Copy each entry as it stands, leaving nothing out.
#####
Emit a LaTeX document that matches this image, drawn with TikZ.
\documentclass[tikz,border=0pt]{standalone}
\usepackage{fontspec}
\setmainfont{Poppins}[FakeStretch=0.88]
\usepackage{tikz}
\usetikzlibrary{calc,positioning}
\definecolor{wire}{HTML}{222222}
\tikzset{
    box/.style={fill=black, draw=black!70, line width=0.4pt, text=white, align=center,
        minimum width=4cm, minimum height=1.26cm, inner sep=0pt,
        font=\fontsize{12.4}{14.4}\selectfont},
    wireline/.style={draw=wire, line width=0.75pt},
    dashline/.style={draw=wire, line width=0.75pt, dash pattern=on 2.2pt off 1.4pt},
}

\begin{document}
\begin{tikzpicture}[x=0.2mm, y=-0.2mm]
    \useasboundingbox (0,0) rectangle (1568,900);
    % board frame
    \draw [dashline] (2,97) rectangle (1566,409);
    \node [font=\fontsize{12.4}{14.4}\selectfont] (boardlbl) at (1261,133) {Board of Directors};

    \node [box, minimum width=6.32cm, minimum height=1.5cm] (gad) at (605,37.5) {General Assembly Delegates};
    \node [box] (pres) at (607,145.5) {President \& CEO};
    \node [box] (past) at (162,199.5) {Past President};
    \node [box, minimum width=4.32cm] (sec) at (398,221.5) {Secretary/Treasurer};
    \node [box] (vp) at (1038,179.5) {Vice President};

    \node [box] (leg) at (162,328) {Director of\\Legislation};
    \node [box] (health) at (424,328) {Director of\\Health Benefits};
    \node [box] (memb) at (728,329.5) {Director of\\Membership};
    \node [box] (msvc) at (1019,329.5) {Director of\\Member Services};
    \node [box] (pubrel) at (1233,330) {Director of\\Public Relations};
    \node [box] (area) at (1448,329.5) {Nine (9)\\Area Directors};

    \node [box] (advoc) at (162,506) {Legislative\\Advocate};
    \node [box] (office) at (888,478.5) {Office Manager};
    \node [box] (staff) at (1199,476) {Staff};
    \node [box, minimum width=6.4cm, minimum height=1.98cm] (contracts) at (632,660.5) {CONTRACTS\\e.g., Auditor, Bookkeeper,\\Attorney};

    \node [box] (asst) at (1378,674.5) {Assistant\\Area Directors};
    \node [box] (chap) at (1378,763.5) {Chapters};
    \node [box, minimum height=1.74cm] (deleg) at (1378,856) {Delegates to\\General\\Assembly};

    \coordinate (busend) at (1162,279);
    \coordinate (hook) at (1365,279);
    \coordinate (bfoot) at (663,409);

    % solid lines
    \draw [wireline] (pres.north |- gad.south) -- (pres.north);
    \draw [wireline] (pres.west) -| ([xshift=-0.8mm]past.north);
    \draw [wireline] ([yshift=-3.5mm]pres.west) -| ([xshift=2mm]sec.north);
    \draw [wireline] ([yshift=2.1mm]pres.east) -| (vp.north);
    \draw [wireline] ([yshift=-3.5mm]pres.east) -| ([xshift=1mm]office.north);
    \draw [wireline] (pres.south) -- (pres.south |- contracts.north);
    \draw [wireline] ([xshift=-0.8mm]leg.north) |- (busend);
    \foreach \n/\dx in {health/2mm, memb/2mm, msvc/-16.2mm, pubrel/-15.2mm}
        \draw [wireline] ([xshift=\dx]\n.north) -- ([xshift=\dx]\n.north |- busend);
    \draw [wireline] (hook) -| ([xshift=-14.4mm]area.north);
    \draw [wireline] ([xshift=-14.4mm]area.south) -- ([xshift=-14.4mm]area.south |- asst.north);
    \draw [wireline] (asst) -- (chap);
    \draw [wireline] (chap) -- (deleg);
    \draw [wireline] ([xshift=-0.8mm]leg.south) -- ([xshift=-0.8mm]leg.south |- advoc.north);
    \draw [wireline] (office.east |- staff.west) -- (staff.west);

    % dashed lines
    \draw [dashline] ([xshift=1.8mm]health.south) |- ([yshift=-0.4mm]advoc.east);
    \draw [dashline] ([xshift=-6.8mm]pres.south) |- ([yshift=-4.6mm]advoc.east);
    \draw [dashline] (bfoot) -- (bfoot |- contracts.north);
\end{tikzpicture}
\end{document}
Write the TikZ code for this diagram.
#####
Task solution ->
Emit a LaTeX document that matches this image, drawn with TikZ.
\documentclass[tikz,border=0pt]{standalone}
\usepackage{fontspec}
\setmainfont{Poppins}[FakeStretch=0.88]
\usepackage{tikz}
\usetikzlibrary{calc,positioning}
\definecolor{wire}{HTML}{222222}
\tikzset{
    box/.style={fill=black, draw=black!70, line width=0.4pt, text=white, align=center,
        minimum width=4cm, minimum height=1.26cm, inner sep=0pt,
        font=\fontsize{12.4}{14.4}\selectfont},
    wireline/.style={draw=wire, line width=0.75pt},
    dashline/.style={draw=wire, line width=0.75pt, dash pattern=on 2.2pt off 1.4pt},
}

\begin{document}
\begin{tikzpicture}[x=0.2mm, y=-0.2mm]
    \useasboundingbox (0,0) rectangle (1568,900);
    % board frame
    \draw [dashline] (2,97) rectangle (1566,409);
    \node [font=\fontsize{12.4}{14.4}\selectfont] (boardlbl) at (1261,133) {Board of Directors};

    \node [box, minimum width=6.32cm, minimum height=1.5cm] (gad) at (605,37.5) {General Assembly Delegates};
    \node [box] (pres) at (607,145.5) {President \& CEO};
    \node [box] (past) at (162,199.5) {Past President};
    \node [box, minimum width=4.32cm] (sec) at (398,221.5) {Secretary/Treasurer};
    \node [box] (vp) at (1038,179.5) {Vice President};

    \node [box] (leg) at (162,328) {Director of\\Legislation};
    \node [box] (health) at (424,328) {Director of\\Health Benefits};
    \node [box] (memb) at (728,329.5) {Director of\\Membership};
    \node [box] (msvc) at (1019,329.5) {Director of\\Member Services};
    \node [box] (pubrel) at (1233,330) {Director of\\Public Relations};
    \node [box] (area) at (1448,329.5) {Nine (9)\\Area Directors};

    \node [box] (advoc) at (162,506) {Legislative\\Advocate};
    \node [box] (office) at (888,478.5) {Office Manager};
    \node [box] (staff) at (1199,476) {Staff};
    \node [box, minimum width=6.4cm, minimum height=1.98cm] (contracts) at (632,660.5) {CONTRACTS\\e.g., Auditor, Bookkeeper,\\Attorney};

    \node [box] (asst) at (1378,674.5) {Assistant\\Area Directors};
    \node [box] (chap) at (1378,763.5) {Chapters};
    \node [box, minimum height=1.74cm] (deleg) at (1378,856) {Delegates to\\General\\Assembly};

    \coordinate (busend) at (1162,279);
    \coordinate (hook) at (1365,279);
    \coordinate (bfoot) at (663,409);

    % solid lines
    \draw [wireline] (pres.north |- gad.south) -- (pres.north);
    \draw [wireline] (pres.west) -| ([xshift=-0.8mm]past.north);
    \draw [wireline] ([yshift=-3.5mm]pres.west) -| ([xshift=2mm]sec.north);
    \draw [wireline] ([yshift=2.1mm]pres.east) -| (vp.north);
    \draw [wireline] ([yshift=-3.5mm]pres.east) -| ([xshift=1mm]office.north);
    \draw [wireline] (pres.south) -- (pres.south |- contracts.north);
    \draw [wireline] ([xshift=-0.8mm]leg.north) |- (busend);
    \foreach \n/\dx in {health/2mm, memb/2mm, msvc/-16.2mm, pubrel/-15.2mm}
        \draw [wireline] ([xshift=\dx]\n.north) -- ([xshift=\dx]\n.north |- busend);
    \draw [wireline] (hook) -| ([xshift=-14.4mm]area.north);
    \draw [wireline] ([xshift=-14.4mm]area.south) -- ([xshift=-14.4mm]area.south |- asst.north);
    \draw [wireline] (asst) -- (chap);
    \draw [wireline] (chap) -- (deleg);
    \draw [wireline] ([xshift=-0.8mm]leg.south) -- ([xshift=-0.8mm]leg.south |- advoc.north);
    \draw [wireline] (office.east |- staff.west) -- (staff.west);

    % dashed lines
    \draw [dashline] ([xshift=1.8mm]health.south) |- ([yshift=-0.4mm]advoc.east);
    \draw [dashline] ([xshift=-6.8mm]pres.south) |- ([yshift=-4.6mm]advoc.east);
    \draw [dashline] (bfoot) -- (bfoot |- contracts.north);
\end{tikzpicture}
\end{document}
Write the TikZ code for this diagram.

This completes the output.